Q: Que peut faire l’Europe pour venir en aide aux autres continents et notamment à l’Afrique ?
DCB:
Il est fondamental que l’Europe participe à toutes les renégociations au niveau du fonctionnement de la mondialisation et de l’Organisation mondiale du commerce (OMC). Il y aura de nouvelles négociations en Europe sur la politique agricole commune qui a une influence, positive ou néfaste, pour l’Afrique. Il faut arrêter l’aide à l’exportation pour notre agriculture. L’Europe doit être au centre d’une réflexion sur la nécessité du développement des pays les plus pauvres qui passe par une nouvelle réglementation de l’OMC et par une nouvelle politique commune en Europe.

Q: Vous êtes aussi très intéressé par l’Amérique latine…
DCB:
Le même phénomène concerne l’Afrique ou l’Amérique latine. Dans les négociations internationales, il faut que l’Europe impose la possibilité de l’autodéveloppement des pays émergents et en même temps il faut avoir un dialogue très serré avec l’Amérique latine et en particulier avec le Brésil, pays émergent très fort sur toute la problématique de l’environnement, des changements climatiques et du carburant, qui représente un vrai problème de dégradation écologique.

Q: Vous avez toujours soutenu le partenariat entre hommes et femmes en politique. Y a-t-il une avancée ou un recul dans ce domaine ?
DCB:
Nous avançons, mais trop lentement. Dans certains pays, vous avez des forces politiques, comme les Verts et les Ecologistes qui sont arrivés à la parité réelle, alors que d’autres forces politiques plus traditionnelles et conservatrices sont encore loin du compte. Idem pour l’économie, où le nombre de femmes qui arrivent tout en haut est aussi assez réduit.

Q: Où puisez-vous l’énergie pour continuer de faire bouger les choses ?
DCB:
Je suis très optimiste. Prenez la chanson de reggae You can get it if you really want de Jimmy Cliff. Elle dit que quand on veut on peut. C’est ce qu’a développé Barack Obama.

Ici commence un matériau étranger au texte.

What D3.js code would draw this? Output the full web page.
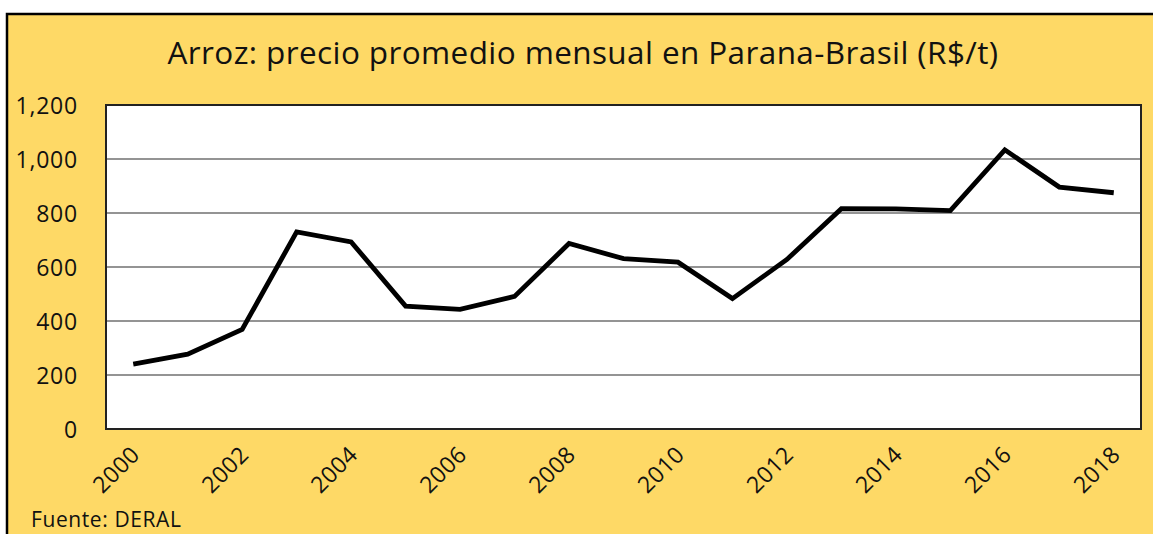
<!DOCTYPE html>
<html><head><meta charset="utf-8">
<script src="https://cdn.jsdelivr.net/npm/d3@7"></script>
<style>html,body{margin:0;padding:0;background:#fff;overflow:hidden}</style>
</head><body><svg id="c" width="1153" height="534"></svg>
<script>
const years = [2000,2001,2002,2003,2004,2005,2006,2007,2008,2009,2010,2011,2012,2013,2014,2015,2016,2017,2018];
const prices = [240,277,369,730,693,455,443,491,687,631,618,483,628,816,815,809,1034,896,875];
const yTicks = [0,200,400,600,800,1000,1200];
const xTickYears = [2000,2002,2004,2006,2008,2010,2012,2014,2016,2018];
const title = "Arroz: precio promedio mensual en Parana-Brasil (R$/t)";
const source = "Fuente: DERAL";

const svg = d3.select("#c");
const font = "'Open Sans', sans-serif";
svg.append("rect").attr("x",7).attr("y",14).attr("width",1160).attr("height",540)
  .attr("fill","#FED966").attr("stroke","#000").attr("stroke-width",2.5);

const L=106, T=105, R=1141, B=429;
const x = d3.scaleBand().domain(years).range([L,R]);
const y = d3.scaleLinear().domain([0,1200]).range([B,T]);

svg.append("rect").attr("x",L).attr("y",T).attr("width",R-L).attr("height",B-T).attr("fill","#fff");

svg.append("g").selectAll("line").data(yTicks.filter(d=>d>0&&d<1200)).join("line")
  .attr("x1",L).attr("x2",R).attr("y1",d=>y(d)).attr("y2",d=>y(d))
  .attr("stroke","#707070").attr("stroke-width",1.5);

svg.append("rect").attr("x",L).attr("y",T).attr("width",R-L).attr("height",B-T)
  .attr("fill","none").attr("stroke","#222").attr("stroke-width",2);

const yAxis = d3.axisLeft(y).tickValues(yTicks).tickFormat(d3.format(",")).tickSize(0).tickPadding(0);
const ga = svg.append("g").attr("transform",`translate(78,0)`).call(yAxis);
ga.select(".domain").remove();
ga.selectAll("text").attr("font-family",font).attr("font-size",23).attr("fill","#111")
  .attr("letter-spacing","0.8px").attr("dy","0.36em");

const line = d3.line().x((d,i)=>x(years[i])+x.bandwidth()/2).y(d=>y(d));
svg.append("path").datum(prices).attr("d",line).attr("fill","none")
  .attr("stroke","#000").attr("stroke-width",4.8).attr("stroke-linejoin","miter");

const xAxis = d3.axisBottom(x).tickValues(xTickYears).tickSize(0).tickPadding(0);
const gx = svg.append("g").attr("transform",`translate(0,${B})`).call(xAxis);
gx.select(".domain").remove();
gx.selectAll("text").attr("font-family",font).attr("font-size",23).attr("fill","#111")
  .attr("letter-spacing","0.5px").attr("text-anchor","end").attr("dy",0).attr("y",0)
  .attr("transform","translate(8,27) rotate(-45)");

const t = svg.append("text").attr("x",583).attr("y",64).attr("text-anchor","middle")
  .attr("font-family",font).attr("font-size",27).attr("fill","#111").attr("letter-spacing","0.4px").text(title);
const w = t.node().getComputedTextLength();
t.attr("font-size",27*835/w);

svg.append("text").attr("x",31).attr("y",527).attr("font-family",font).attr("font-size",21)
  .attr("letter-spacing","0.6px").attr("fill","#111").text(source);
</script></body></html>
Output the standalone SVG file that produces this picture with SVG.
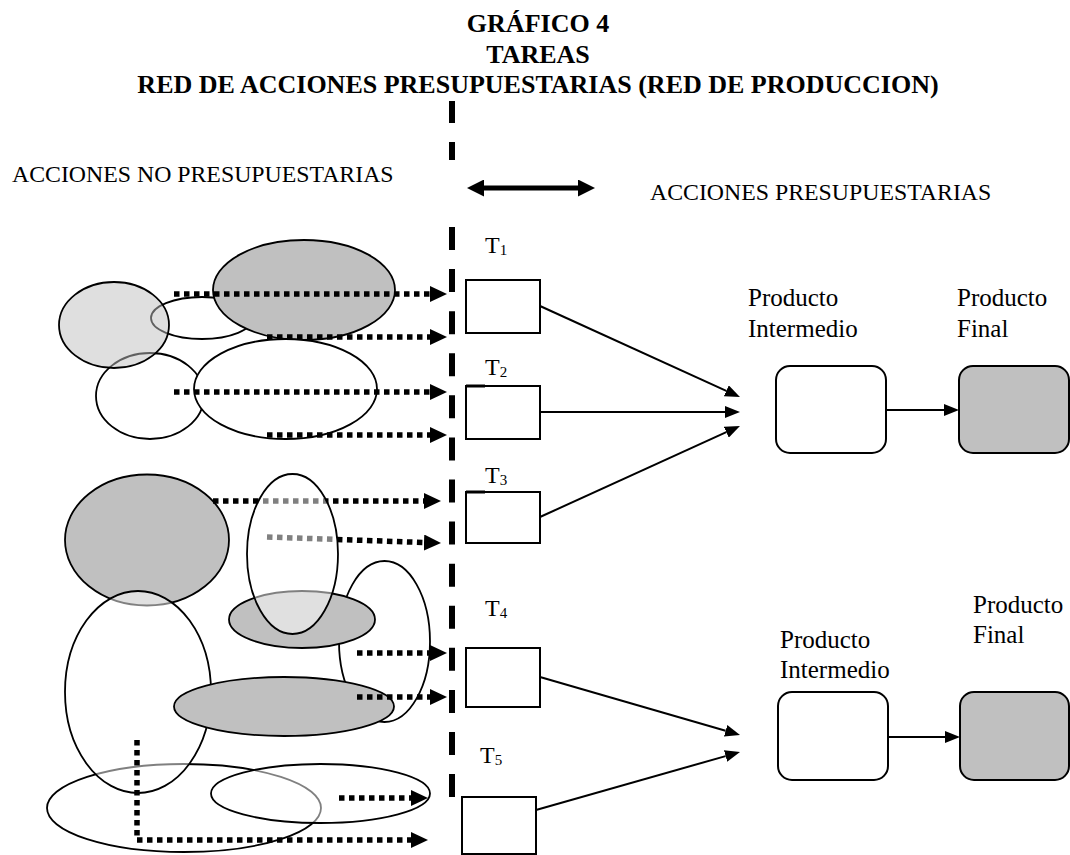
<svg xmlns="http://www.w3.org/2000/svg" width="1070" height="855" viewBox="0 0 1070 855">
<style>
.t{font-family:"Liberation Serif","Times New Roman",serif;fill:#000}
.title{font-size:26px;font-weight:bold;text-anchor:middle}
.lbl{font-size:23.8px}
.prod{font-size:25px}
.tk{font-size:24px}
.sub{font-size:15px}
.el{stroke:#000;stroke-width:1.8}
.w{fill:#fff}
.g{fill:#c0c0c0}
.lg{fill:#c0c0c0;fill-opacity:.5}
.sw{fill:#fff;fill-opacity:.5}
.box{fill:#fff;stroke:#000;stroke-width:2}
.dot{fill:none;stroke:#000;stroke-width:5.5;stroke-dasharray:5.5 4.5}
.sol{fill:none;stroke:#000;stroke-width:2}
</style>
<defs>
<marker id="dh" markerUnits="userSpaceOnUse" markerWidth="17" markerHeight="16" refX="0" refY="8" orient="auto" viewBox="0 0 17 16"><path d="M0,0 L17,8 L0,16 z" fill="#000"/></marker>
<marker id="sh" markerUnits="userSpaceOnUse" markerWidth="15" markerHeight="12" refX="0" refY="6" orient="auto" viewBox="0 0 15 12"><path d="M0,0 L15,6 L0,12 z" fill="#000"/></marker>
<marker id="bh" markerUnits="userSpaceOnUse" markerWidth="17" markerHeight="17" refX="0" refY="8.5" orient="auto-start-reverse" viewBox="0 0 17 17"><path d="M0,0 L17,8.5 L0,17 z" fill="#000"/></marker>
</defs>
<rect width="1070" height="855" fill="#fff"/>

<g id="title">
<text class="t title" x="538" y="32">GRÁFICO 4</text>
<text class="t title" x="538" y="63">TAREAS</text>
<text class="t title" x="538" y="93">RED DE ACCIONES PRESUPUESTARIAS (RED DE PRODUCCION)</text>
</g>
<g id="labels">
<text class="t lbl" x="12" y="182">ACCIONES NO PRESUPUESTARIAS</text>
<text class="t lbl" x="650" y="200">ACCIONES PRESUPUESTARIAS</text>
</g>

<g id="divider" stroke="#000" stroke-width="6">
<path d="M452,101 V123 M452,142 V160"/>
<line x1="452" y1="227" x2="452" y2="797" stroke-dasharray="23 19.08"/>
</g>

<g id="ellipses-top">
<ellipse id="eB" class="el w" cx="202" cy="318" rx="51" ry="21"/>
<ellipse id="eD" class="el w" cx="150" cy="396" rx="54" ry="43"/>
<ellipse id="eA" class="el lg" cx="114" cy="325" rx="55" ry="43"/>
<ellipse id="eC" class="el g" cx="304" cy="290" rx="91" ry="50"/>
<ellipse id="eE" class="el w" cx="285.5" cy="389" rx="91.5" ry="50"/>
</g>
<g id="ellipses-bottom">
<ellipse id="eF" class="el g" cx="147" cy="540" rx="82" ry="65.5"/>
<ellipse id="eJ" class="el w" cx="384.5" cy="641.5" rx="45.5" ry="80.5"/>
<ellipse id="eH" class="el g" cx="302" cy="619.5" rx="73" ry="28.5"/>
<ellipse id="eL" class="el w" cx="184" cy="808" rx="137" ry="44"/>
<ellipse id="eI" class="el sw" cx="138" cy="692" rx="73" ry="101"/>
<ellipse id="eK" class="el g" cx="284" cy="706.5" rx="110" ry="29.5"/>
<ellipse id="eM" class="el sw" cx="320.5" cy="793.5" rx="109.5" ry="29.5"/>
</g>

<g id="T1"><rect class="box" x="466" y="280" width="74" height="53"/><text class="t tk" x="485" y="253">T<tspan class="sub" dy="2">1</tspan></text></g>
<g id="T2"><rect class="box" x="466" y="386" width="74" height="53"/><line x1="466" y1="386" x2="485" y2="386" stroke="#000" stroke-width="3"/><text class="t tk" x="485" y="375">T<tspan class="sub" dy="2">2</tspan></text></g>
<g id="T3"><rect class="box" x="466" y="492" width="74" height="51"/><line x1="466" y1="492" x2="485" y2="492" stroke="#000" stroke-width="3"/><text class="t tk" x="485" y="483">T<tspan class="sub" dy="2">3</tspan></text></g>
<g id="T4"><rect class="box" x="466" y="648" width="74" height="59"/><text class="t tk" x="485" y="616">T<tspan class="sub" dy="2">4</tspan></text></g>
<g id="T5"><rect class="box" x="462" y="797" width="74" height="57"/><text class="t tk" x="480" y="763">T<tspan class="sub" dy="2">5</tspan></text></g>

<g id="PI1"><rect class="box" x="776" y="366" width="110" height="87" rx="14"/><text class="t prod" x="748" y="306">Producto</text><text class="t prod" x="748" y="337">Intermedio</text></g>
<g id="PF1"><rect class="box" style="fill:#c0c0c0" x="959" y="366" width="110" height="87" rx="14"/><text class="t prod" x="957" y="306">Producto</text><text class="t prod" x="957" y="337">Final</text></g>
<g id="PI2"><rect class="box" x="778" y="692" width="110" height="88" rx="14"/><text class="t prod" x="780" y="648">Producto</text><text class="t prod" x="780" y="678">Intermedio</text></g>
<g id="PF2"><rect class="box" style="fill:#c0c0c0" x="960" y="692" width="109" height="88" rx="14"/><text class="t prod" x="973" y="613">Producto</text><text class="t prod" x="973" y="643">Final</text></g>

<g id="connectors">
<line class="dot" x1="174" y1="294" x2="430" y2="294" marker-end="url(#dh)"/>
<line class="dot" x1="267" y1="337" x2="430" y2="337" marker-end="url(#dh)"/>
<line class="dot" x1="174" y1="392" x2="430" y2="392" marker-end="url(#dh)"/>
<line class="dot" x1="267" y1="435" x2="430" y2="435" marker-end="url(#dh)"/>
<line class="dot" x1="213" y1="501" x2="424" y2="501" marker-end="url(#dh)"/>
<line class="dot" x1="267" y1="537" x2="424" y2="542.5" marker-end="url(#dh)"/>
<line class="dot" x1="357" y1="653" x2="430" y2="653" marker-end="url(#dh)"/>
<line class="dot" x1="357" y1="697" x2="430" y2="697" marker-end="url(#dh)"/>
<line class="dot" x1="339" y1="798" x2="411" y2="798" marker-end="url(#dh)"/>
<path class="dot" d="M137,740 V840 H411" marker-end="url(#dh)"/>
<line class="sol" x1="540" y1="306" x2="726.3" y2="390.8" marker-end="url(#sh)"/>
<line class="sol" x1="540" y1="412" x2="725" y2="412" marker-end="url(#sh)"/>
<line class="sol" x1="540" y1="517" x2="726.3" y2="432.2" marker-end="url(#sh)"/>
<line class="sol" x1="540" y1="677" x2="725.6" y2="730.8" marker-end="url(#sh)"/>
<line class="sol" x1="536" y1="810" x2="725.6" y2="756.1" marker-end="url(#sh)"/>
<line class="sol" x1="886" y1="410" x2="944" y2="410" marker-end="url(#sh)"/>
<line class="sol" x1="888" y1="737" x2="945" y2="737" marker-end="url(#sh)"/>
<line x1="484" y1="188" x2="578" y2="188" stroke="#000" stroke-width="5" marker-start="url(#bh)" marker-end="url(#bh)"/>
</g>

<g id="ellipse-G">
<ellipse id="eG" class="el sw" cx="292.5" cy="554" rx="45.5" ry="80"/>
</g>
</svg>
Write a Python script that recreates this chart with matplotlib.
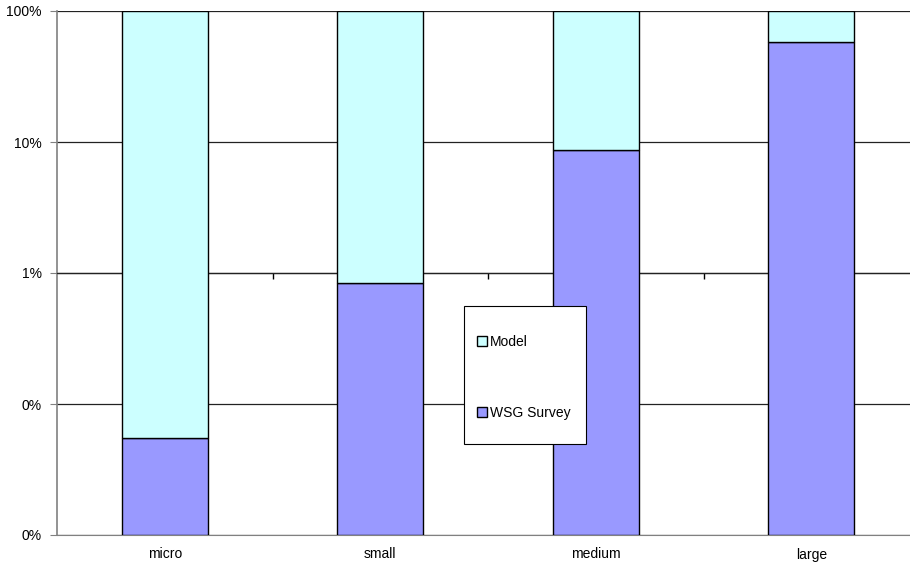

Q: Le président Obama peut-il vraiment changer le monde ?
DCB:
Disons que Barack Obama est aujourd’hui une pièce maîtresse. Certes, il n’agit pas seul, il peut faire bouger la société américaine, mais vous voyez les résistances concernant son programme de réforme de la santé aux Etats-Unis par exemple. Il est sans aucun doute une des personnalités qui peut permettre le plus en ce moment.